* [What you need to do] It is required that the lines from the top of the listing through the line with "import * as" be reproduced exactly, excluding pictures.
• • • • • • •
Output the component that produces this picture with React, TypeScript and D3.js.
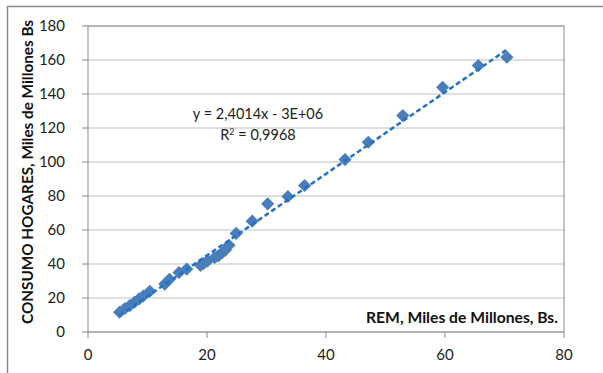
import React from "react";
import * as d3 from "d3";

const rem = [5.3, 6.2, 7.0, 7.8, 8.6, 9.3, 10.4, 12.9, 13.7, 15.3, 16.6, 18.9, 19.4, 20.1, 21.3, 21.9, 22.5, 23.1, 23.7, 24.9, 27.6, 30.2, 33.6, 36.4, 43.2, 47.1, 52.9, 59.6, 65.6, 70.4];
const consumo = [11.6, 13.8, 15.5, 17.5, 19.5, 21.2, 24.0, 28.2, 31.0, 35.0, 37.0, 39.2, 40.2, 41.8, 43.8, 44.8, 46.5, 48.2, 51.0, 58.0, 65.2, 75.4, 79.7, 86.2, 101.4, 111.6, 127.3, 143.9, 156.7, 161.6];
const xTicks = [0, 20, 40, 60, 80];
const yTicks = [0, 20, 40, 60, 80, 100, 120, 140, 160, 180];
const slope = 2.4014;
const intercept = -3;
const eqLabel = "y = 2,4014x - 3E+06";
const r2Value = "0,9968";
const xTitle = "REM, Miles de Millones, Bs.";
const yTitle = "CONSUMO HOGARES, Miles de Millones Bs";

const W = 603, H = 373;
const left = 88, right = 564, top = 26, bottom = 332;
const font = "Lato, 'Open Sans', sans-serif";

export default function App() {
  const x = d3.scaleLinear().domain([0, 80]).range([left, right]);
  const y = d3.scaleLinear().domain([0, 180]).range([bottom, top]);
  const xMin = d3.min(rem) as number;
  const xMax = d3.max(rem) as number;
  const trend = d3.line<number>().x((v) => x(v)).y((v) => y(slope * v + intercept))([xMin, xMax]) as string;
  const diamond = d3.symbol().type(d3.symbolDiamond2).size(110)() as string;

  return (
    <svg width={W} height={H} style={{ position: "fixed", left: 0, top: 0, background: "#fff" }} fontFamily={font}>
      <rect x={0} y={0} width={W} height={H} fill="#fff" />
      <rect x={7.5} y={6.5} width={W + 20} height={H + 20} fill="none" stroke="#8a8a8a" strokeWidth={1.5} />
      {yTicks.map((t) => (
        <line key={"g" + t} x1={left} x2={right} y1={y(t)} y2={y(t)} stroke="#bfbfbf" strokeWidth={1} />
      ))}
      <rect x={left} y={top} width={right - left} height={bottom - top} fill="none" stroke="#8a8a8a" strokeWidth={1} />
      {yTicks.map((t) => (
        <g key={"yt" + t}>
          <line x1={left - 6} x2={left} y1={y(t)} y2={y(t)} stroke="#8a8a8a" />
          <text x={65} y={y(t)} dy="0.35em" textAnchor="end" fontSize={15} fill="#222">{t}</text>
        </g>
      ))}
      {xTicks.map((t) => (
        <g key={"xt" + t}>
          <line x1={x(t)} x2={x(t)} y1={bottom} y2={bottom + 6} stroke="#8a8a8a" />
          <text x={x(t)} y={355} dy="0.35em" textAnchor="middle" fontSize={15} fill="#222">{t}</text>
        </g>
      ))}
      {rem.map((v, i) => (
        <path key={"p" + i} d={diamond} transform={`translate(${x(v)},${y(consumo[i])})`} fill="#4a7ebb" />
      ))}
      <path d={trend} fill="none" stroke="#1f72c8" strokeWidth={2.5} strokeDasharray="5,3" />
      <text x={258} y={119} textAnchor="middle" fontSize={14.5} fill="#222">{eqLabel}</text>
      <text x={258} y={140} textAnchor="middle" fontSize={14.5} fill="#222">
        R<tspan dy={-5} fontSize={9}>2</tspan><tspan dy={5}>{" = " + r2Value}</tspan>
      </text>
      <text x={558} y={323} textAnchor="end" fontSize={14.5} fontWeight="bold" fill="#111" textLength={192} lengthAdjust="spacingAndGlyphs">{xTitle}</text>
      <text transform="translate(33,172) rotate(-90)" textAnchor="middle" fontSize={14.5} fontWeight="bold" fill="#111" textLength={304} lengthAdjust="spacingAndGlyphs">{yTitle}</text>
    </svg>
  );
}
• • • • • • •
* [Problem solution]
Output the component that produces this picture with React, TypeScript and D3.js.
import React from "react";
import * as d3 from "d3";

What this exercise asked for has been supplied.